Julie Claar, a Junior at Penn Manor High School, has been playing video games since she was young.
She says she started gaming because of her older brother.
“He was really interested in them,“ Claar said.
Now, Claar is taking that love of gaming and soon could be considered an athlete at her school. That’s because she’s one of the first students at Penn Manor to gravitate toward a team designed for competitive video game playing.
“It would be nice to be more social and get involved with all the aspects of a club and also do something I love,“ she said.
Esports, as it’s called, is growing in schools. There are already schools in Lancaster County with established teams.
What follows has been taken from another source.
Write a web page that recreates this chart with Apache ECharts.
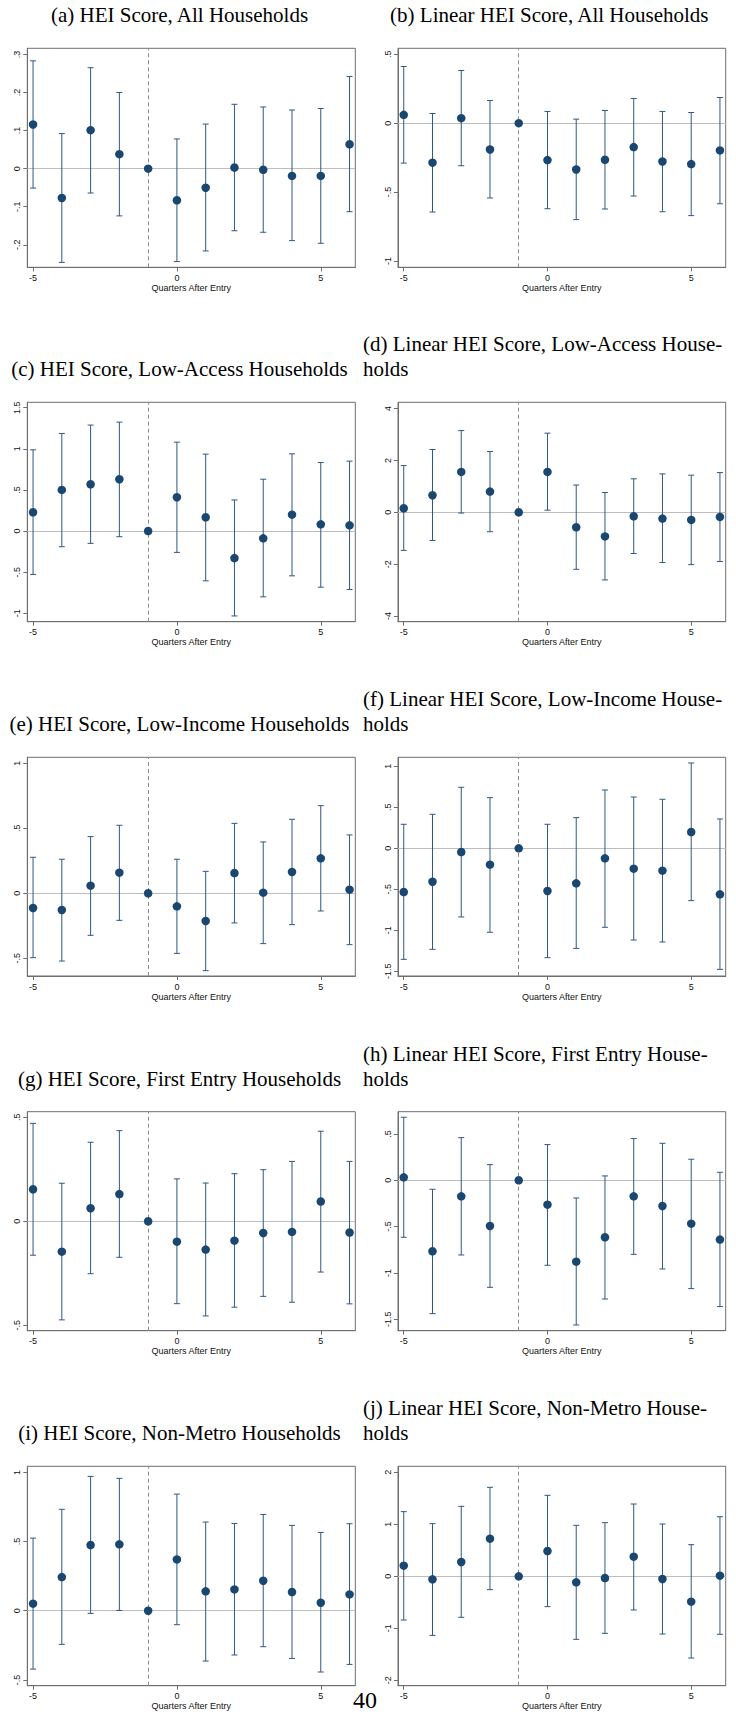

Different levels of leagues allow students to compete with others across the country.
“It shows how video games connect people,“ said Cody Reynolds, a freshman at Penn Manor.
Years ago, video gaming was seen as an isolated activity with little benefits.
Nick Joniec, an advisor and coach, says putting an esports team at Penn Manor would help students learn what it’s like to be on a team. He said it could play a role in future careers.
“There is a lot of ties to STEM majors and disciplines and careers,“ he said.
Joniec said more than 40 students have shown interest in the team, which is expected to start competing in the fall.
Aidan Lewis, a sophomore, wants to join the team. He said his classmates should consider joining the as well.
“Esports is an actual sport,“ he said.